Additional Right to Dream locations have been built in Denmark and Egypt, with plans for a San Diego-based academy in the future.

"We look forward to introducing Right to Dream's unique developmental approach and unparalleled soccer expertise to San Diego and MLS by delivering tangible benefits to the community as we look to open doors and identify and nurture talent from across the county and beyond," said Mansour, who has stated that seven Right to Dream academy graduates took part in the 2022 World Cup.

Tom Penn, former president of LAFC, has been named as CEO for the new MLS franchise, with a name and crest to be revealed at a later date.

The San Diego project recently surpassed Las Vegas in the race for the league's 30th team. In February, Garber stated that both cities were "the most likely opportunities for 30." By last month, ESPN reported that San Diego's group had gained more momentum. According to The San Diego Union-Tribune, the expansion fee for the MLS franchise "is in the $500 million neighborhood."

San Diego will begin playing in MLS nearly three decades after former league commissioner Doug Logan noted in 1996 that the city was a "prime candidate" for expansion. Since then, an increasingly long list of rumors and reports have emerged regarding interested groups that wanted to bring the top flight of the sport to the Southern California city.

In 2018, one year after the NFL's Chargers moved from San Diego to Los Angeles, San Diego State University won a local election to redevelop the Mission Valley space that the Chargers once occupied into an extension of its campus that included the soon-to-be developed Snapdragon Stadium. A competing "SoccerCity" measure, led by U.S. men's national team icon Landon Donovan, aimed to lure the next MLS franchise but ultimately lost the local election.

Snapdragon Stadium was built and opened by August 2022, and it is currently home to SDSU's football program, Major League Rugby's San Diego Legion and the National Women's Soccer League's San Diego Wave. In September 2022, the Wave broke the NWSL's single-game attendance record with 32,000 packing the stadium for a regular-season game against Angel City FC. A month later, the Wave set an NWSL playoff attendance record with 26,215 watching a 2-1 win over the Chicago Red Stars at the venue.

After recently hosting a soccer friendly between Liga MX's Club America and Club Tijuana in March 2023, Snapdragon Stadium will continue to host the sport this summer through a men's national team exhibition between Mexico and Cameroon on June 10 and a CONCACAF Gold Cup semifinal match on July 12. On July 25, Manchester United will face Wrexham A.F.C. (owned by Hollywood stars Ryan Reynolds and Rob McElhenney) in a friendly at the Mission Valley venue.

Regarding additional expansions in MLS, Garber has hinted that the league can go beyond 30. Earlier this year, the league commissioner said that "I believe we could support more than 30 teams. There is no plan today to go to 32. It's not as if we have earmarked cities, but the other [U.S.-based] leagues are this size or close to the size."

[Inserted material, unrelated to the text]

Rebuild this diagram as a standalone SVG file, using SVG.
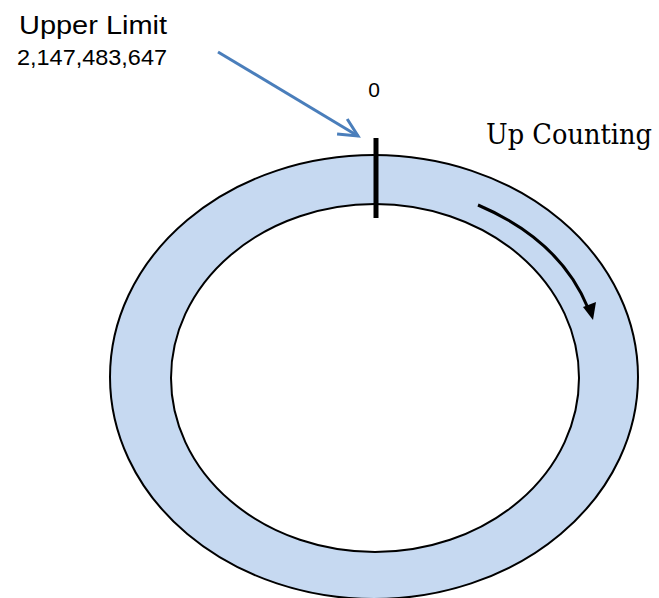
<svg xmlns="http://www.w3.org/2000/svg" width="659" height="598" viewBox="0 0 659 598">
<defs>
<style>
.ring{fill:#c6d9f1;stroke:#000;stroke-width:2}
.hole{fill:#fff;stroke:#000;stroke-width:2}
.sans{font-family:"Liberation Sans",Arial,sans-serif;fill:#000}
.serif{font-family:"DejaVu Serif","Liberation Serif",serif;fill:#000}
</style>
<marker id="vhead" markerWidth="20" markerHeight="20" refX="0" refY="0" orient="auto" markerUnits="userSpaceOnUse" overflow="visible">
<path d="M-18,-9 L0,0 L-19,9" fill="none" stroke="#4a7ebb" stroke-width="3" stroke-linejoin="miter"/>
</marker>
</defs>
<g id="ring">
<ellipse class="ring" cx="374" cy="377" rx="264" ry="222"/>
<ellipse class="hole" cx="375" cy="378" rx="204" ry="174"/>
</g>
<g id="zero-tick">
<line x1="376" y1="138" x2="376" y2="218" stroke="#000" stroke-width="5"/>
</g>
<g id="labels">
<text class="sans" x="19" y="34" font-size="25" textLength="148" lengthAdjust="spacingAndGlyphs">Upper Limit</text>
<text class="sans" x="17" y="65" font-size="22" textLength="150" lengthAdjust="spacingAndGlyphs">2,147,483,647</text>
<text class="sans" x="374" y="97" font-size="21" text-anchor="middle">0</text>
<text class="serif" x="486" y="144" font-size="27" textLength="166" lengthAdjust="spacingAndGlyphs">Up Counting</text>
</g>
<g id="connectors">
<line x1="218" y1="52" x2="358" y2="136" stroke="#4a7ebb" stroke-width="3" marker-end="url(#vhead)"/>
<path d="M478,205 Q560,240 588,308" fill="none" stroke="#000" stroke-width="3"/>
<polygon points="583,307 596,302 593,320" fill="#000"/>
</g>
</svg>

The San Diego Loyal, a local professional side that plays in the de facto men's second division of professional soccer in the U.S., are reportedly not involved in the MLS project. Led by Donovan as the executive vice president of soccer operations, the team released a statement earlier this month from chairman and owner Andrew Vassiliadis that stated, "We aren't going anywhere."